Of the material below, the lines to be retyped are those from the line containing "Output the Python" through the line containing "label='Akron', zorder=4)", inclusive; reproduce them exactly.

__MATERIAL FOR THIS EXERCISE__:
————————

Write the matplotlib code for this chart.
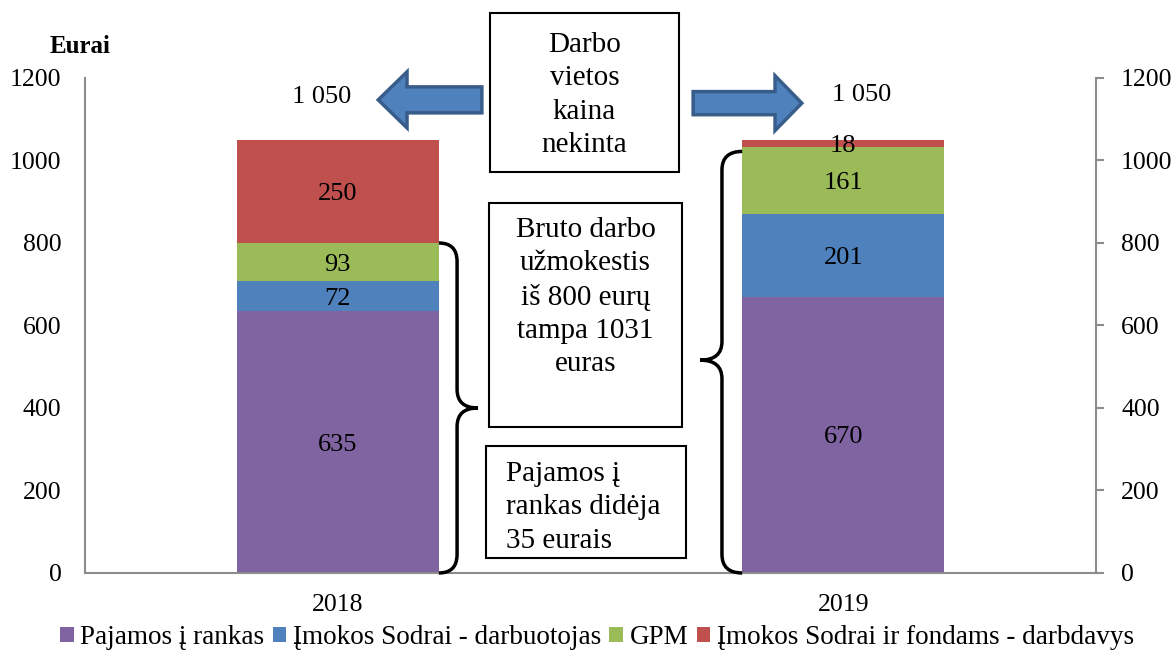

————————

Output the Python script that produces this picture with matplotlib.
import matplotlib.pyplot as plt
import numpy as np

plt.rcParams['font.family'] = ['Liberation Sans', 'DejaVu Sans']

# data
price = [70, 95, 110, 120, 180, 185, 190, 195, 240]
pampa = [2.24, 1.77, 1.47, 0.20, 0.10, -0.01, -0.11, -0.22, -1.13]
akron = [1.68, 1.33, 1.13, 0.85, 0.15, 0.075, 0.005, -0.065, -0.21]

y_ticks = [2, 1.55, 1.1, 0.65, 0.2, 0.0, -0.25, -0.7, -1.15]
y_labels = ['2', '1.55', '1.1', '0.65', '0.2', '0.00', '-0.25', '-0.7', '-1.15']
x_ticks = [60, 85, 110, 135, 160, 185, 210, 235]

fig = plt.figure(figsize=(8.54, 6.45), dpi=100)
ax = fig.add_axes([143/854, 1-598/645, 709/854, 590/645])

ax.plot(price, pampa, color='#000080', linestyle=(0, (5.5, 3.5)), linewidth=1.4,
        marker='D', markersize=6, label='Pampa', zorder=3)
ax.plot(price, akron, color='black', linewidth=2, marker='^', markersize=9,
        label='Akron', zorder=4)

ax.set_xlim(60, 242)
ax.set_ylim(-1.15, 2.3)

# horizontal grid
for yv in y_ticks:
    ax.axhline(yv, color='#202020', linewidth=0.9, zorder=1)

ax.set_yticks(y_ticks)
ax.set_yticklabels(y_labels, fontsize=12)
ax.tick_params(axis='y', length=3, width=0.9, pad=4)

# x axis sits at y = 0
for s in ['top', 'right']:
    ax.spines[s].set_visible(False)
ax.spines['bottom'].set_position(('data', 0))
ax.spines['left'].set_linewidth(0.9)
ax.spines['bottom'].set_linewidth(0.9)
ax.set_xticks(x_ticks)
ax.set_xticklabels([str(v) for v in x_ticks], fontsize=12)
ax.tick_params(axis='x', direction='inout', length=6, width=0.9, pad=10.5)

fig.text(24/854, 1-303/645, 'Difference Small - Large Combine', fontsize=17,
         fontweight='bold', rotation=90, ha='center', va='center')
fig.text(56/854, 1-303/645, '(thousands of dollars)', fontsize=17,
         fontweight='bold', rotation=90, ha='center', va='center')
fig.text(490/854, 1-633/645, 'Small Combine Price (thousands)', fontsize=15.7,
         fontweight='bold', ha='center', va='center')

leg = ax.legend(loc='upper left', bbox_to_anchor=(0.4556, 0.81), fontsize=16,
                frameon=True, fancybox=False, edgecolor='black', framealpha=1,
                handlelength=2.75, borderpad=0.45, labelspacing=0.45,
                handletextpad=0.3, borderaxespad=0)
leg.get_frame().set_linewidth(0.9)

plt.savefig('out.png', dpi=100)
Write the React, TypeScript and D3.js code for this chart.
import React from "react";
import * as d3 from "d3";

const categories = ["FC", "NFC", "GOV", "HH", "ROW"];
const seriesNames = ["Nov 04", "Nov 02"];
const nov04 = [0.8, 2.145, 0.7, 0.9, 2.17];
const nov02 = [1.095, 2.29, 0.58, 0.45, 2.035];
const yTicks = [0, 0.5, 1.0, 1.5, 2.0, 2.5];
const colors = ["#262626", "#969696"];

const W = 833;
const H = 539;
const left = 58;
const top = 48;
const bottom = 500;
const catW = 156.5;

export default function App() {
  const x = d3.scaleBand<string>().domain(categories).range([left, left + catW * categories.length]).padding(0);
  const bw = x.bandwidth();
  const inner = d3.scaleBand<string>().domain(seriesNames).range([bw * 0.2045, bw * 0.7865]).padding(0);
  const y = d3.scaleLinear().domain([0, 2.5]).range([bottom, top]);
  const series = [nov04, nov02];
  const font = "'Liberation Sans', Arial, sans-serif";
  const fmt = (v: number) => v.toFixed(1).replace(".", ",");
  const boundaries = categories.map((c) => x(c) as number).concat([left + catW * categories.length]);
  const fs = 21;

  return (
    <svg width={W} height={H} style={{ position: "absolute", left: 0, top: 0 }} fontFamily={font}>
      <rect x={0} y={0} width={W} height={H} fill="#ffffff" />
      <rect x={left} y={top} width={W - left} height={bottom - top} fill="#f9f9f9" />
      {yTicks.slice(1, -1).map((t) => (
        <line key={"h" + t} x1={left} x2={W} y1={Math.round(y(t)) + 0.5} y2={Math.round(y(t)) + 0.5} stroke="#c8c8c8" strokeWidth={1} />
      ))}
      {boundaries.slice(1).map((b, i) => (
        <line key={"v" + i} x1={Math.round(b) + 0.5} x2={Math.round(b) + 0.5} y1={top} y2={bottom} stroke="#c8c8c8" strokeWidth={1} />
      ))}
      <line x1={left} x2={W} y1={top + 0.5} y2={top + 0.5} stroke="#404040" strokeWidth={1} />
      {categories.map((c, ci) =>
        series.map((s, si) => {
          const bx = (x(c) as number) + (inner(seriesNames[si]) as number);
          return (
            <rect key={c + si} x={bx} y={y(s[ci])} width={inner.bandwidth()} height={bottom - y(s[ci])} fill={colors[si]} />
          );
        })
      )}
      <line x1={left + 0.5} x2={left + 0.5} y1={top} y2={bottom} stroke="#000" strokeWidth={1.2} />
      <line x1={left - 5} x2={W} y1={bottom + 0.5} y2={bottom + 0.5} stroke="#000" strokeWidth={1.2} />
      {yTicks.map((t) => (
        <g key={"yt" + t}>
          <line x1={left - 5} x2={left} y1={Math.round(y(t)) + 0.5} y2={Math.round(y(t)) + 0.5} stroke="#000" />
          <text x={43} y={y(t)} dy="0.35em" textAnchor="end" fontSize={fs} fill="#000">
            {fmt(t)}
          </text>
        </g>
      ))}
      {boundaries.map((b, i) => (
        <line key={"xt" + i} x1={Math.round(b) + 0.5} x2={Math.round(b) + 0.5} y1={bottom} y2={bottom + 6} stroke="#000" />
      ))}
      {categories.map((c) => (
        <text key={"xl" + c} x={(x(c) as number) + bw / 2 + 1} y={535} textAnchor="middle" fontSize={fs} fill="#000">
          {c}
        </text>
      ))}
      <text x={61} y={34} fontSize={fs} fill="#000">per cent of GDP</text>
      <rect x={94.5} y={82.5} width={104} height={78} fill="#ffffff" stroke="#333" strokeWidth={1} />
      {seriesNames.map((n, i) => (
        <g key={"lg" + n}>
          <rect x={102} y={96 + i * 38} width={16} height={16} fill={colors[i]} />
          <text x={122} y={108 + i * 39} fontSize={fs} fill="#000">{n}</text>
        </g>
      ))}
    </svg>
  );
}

————————

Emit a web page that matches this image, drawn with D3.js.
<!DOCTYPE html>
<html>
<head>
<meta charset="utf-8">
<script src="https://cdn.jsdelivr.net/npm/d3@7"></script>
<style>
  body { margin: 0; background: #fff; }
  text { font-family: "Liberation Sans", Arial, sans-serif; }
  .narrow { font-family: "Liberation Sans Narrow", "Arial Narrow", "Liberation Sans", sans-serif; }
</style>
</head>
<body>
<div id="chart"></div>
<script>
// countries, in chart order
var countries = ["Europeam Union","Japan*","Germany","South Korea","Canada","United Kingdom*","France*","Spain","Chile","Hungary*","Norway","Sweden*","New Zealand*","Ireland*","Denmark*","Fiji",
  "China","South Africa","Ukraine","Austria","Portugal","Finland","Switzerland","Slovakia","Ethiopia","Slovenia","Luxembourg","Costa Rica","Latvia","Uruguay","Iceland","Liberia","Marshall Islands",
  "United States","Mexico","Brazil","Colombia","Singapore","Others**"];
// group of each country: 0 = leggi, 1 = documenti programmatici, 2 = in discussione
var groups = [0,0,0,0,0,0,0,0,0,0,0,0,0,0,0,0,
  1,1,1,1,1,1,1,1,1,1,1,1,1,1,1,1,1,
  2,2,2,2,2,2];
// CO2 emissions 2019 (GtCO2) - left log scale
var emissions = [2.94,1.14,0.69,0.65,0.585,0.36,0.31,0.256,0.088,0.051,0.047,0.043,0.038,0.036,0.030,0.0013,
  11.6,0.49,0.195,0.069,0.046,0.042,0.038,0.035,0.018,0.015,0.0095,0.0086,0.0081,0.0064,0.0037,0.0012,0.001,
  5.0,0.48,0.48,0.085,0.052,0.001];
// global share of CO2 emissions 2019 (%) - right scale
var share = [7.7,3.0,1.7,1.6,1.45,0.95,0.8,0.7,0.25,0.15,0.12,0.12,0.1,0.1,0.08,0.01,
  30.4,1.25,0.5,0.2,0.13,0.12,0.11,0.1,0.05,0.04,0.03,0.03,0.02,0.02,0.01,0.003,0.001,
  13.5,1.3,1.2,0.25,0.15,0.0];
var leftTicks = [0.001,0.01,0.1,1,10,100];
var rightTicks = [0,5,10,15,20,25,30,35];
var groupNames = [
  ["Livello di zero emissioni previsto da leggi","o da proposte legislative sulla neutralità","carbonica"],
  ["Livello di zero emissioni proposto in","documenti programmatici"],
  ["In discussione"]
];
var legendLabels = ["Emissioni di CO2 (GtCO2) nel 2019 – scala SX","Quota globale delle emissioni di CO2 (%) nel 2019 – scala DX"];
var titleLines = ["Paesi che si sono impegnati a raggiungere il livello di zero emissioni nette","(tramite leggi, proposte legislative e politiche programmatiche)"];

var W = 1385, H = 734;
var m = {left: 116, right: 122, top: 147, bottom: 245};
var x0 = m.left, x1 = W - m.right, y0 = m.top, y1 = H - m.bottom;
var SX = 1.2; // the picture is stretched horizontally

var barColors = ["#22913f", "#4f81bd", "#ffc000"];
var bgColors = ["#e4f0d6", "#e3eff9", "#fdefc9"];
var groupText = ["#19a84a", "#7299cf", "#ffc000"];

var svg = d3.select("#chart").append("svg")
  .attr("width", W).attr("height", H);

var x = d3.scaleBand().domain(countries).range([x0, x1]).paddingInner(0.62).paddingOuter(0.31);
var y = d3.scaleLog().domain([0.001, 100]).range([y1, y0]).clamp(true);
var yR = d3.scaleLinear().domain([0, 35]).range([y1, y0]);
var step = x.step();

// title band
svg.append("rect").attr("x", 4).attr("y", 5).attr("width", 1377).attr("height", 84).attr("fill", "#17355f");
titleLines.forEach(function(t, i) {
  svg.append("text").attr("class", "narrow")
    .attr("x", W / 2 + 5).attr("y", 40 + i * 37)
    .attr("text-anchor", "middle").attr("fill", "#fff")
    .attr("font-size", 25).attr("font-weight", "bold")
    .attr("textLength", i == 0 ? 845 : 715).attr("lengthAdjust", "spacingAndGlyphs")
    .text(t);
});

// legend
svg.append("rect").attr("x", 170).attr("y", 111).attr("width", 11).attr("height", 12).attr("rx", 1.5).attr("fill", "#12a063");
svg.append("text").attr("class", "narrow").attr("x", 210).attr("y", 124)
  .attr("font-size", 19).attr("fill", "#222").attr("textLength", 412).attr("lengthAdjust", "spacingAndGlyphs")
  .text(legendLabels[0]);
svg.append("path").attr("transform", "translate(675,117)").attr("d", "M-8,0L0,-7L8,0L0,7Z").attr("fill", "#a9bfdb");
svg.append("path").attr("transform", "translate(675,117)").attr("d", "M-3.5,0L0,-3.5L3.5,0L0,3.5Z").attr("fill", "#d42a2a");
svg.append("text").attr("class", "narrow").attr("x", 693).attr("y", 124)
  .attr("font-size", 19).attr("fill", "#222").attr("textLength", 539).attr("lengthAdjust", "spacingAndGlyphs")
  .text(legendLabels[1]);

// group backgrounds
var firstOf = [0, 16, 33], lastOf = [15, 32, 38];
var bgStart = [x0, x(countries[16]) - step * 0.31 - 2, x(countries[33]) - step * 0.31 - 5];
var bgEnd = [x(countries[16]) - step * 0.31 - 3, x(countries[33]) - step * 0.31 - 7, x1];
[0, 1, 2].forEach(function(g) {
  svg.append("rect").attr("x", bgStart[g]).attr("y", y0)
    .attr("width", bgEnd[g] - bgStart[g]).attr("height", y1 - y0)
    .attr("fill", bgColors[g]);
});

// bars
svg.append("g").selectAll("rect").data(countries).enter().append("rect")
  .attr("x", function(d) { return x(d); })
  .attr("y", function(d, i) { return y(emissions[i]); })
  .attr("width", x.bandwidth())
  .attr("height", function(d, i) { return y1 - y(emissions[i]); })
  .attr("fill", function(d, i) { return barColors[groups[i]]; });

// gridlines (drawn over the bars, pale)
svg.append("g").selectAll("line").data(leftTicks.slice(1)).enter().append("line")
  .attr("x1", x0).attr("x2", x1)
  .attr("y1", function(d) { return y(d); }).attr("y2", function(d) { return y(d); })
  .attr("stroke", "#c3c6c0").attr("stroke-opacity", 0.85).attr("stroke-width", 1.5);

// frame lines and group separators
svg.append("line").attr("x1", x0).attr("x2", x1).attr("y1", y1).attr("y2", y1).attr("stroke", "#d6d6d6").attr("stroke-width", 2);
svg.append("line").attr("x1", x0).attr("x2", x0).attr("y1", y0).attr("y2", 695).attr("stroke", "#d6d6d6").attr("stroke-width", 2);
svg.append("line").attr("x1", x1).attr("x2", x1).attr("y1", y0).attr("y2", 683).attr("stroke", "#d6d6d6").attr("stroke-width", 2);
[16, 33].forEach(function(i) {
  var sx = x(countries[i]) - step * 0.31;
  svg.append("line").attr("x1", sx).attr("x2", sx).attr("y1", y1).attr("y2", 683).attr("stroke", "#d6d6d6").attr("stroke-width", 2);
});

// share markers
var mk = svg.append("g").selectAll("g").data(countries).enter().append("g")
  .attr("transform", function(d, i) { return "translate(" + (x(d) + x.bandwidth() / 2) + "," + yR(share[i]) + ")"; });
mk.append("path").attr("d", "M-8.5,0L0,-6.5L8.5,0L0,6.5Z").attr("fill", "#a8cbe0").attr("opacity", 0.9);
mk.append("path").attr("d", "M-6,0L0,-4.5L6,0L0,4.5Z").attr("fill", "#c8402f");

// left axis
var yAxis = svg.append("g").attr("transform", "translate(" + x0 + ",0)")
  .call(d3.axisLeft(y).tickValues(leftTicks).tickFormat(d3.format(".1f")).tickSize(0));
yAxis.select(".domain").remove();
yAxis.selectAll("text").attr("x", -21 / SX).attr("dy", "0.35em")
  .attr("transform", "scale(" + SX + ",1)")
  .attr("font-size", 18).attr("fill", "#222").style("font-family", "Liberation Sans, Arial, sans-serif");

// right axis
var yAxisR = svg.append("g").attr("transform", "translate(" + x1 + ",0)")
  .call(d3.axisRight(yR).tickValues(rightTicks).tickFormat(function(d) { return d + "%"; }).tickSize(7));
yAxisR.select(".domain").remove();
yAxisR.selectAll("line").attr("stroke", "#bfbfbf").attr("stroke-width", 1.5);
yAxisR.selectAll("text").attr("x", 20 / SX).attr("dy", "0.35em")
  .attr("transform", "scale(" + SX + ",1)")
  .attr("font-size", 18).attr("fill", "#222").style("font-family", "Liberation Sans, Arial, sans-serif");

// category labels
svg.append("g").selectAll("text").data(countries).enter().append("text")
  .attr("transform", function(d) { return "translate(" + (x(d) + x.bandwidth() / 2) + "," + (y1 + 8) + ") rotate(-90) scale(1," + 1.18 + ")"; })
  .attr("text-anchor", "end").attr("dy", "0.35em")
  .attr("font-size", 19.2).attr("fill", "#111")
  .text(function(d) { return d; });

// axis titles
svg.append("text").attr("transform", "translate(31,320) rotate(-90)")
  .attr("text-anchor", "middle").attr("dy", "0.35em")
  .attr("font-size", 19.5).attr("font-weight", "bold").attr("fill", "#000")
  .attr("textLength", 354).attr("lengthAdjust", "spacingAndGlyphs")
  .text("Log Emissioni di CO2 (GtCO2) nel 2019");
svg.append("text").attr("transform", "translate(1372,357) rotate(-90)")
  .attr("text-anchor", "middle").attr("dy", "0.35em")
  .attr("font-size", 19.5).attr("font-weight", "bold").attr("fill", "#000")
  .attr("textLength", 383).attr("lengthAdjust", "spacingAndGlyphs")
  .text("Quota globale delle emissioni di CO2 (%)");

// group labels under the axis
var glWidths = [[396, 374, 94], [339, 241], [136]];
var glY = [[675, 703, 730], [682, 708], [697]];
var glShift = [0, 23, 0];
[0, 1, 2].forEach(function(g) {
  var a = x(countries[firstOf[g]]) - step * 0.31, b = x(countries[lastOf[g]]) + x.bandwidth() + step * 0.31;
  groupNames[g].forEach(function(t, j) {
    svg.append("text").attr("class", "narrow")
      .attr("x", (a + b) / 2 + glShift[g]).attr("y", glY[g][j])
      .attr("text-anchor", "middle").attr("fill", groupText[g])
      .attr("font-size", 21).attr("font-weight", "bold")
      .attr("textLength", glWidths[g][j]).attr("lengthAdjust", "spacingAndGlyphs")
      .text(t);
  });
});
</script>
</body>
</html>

————————

__OUTPUT FOR THIS EXERCISE__:
Output the Python script that produces this picture with matplotlib.
import matplotlib.pyplot as plt
import numpy as np

plt.rcParams['font.family'] = ['Liberation Sans', 'DejaVu Sans']

# data
price = [70, 95, 110, 120, 180, 185, 190, 195, 240]
pampa = [2.24, 1.77, 1.47, 0.20, 0.10, -0.01, -0.11, -0.22, -1.13]
akron = [1.68, 1.33, 1.13, 0.85, 0.15, 0.075, 0.005, -0.065, -0.21]

y_ticks = [2, 1.55, 1.1, 0.65, 0.2, 0.0, -0.25, -0.7, -1.15]
y_labels = ['2', '1.55', '1.1', '0.65', '0.2', '0.00', '-0.25', '-0.7', '-1.15']
x_ticks = [60, 85, 110, 135, 160, 185, 210, 235]

fig = plt.figure(figsize=(8.54, 6.45), dpi=100)
ax = fig.add_axes([143/854, 1-598/645, 709/854, 590/645])

ax.plot(price, pampa, color='#000080', linestyle=(0, (5.5, 3.5)), linewidth=1.4,
        marker='D', markersize=6, label='Pampa', zorder=3)
ax.plot(price, akron, color='black', linewidth=2, marker='^', markersize=9,
        label='Akron', zorder=4)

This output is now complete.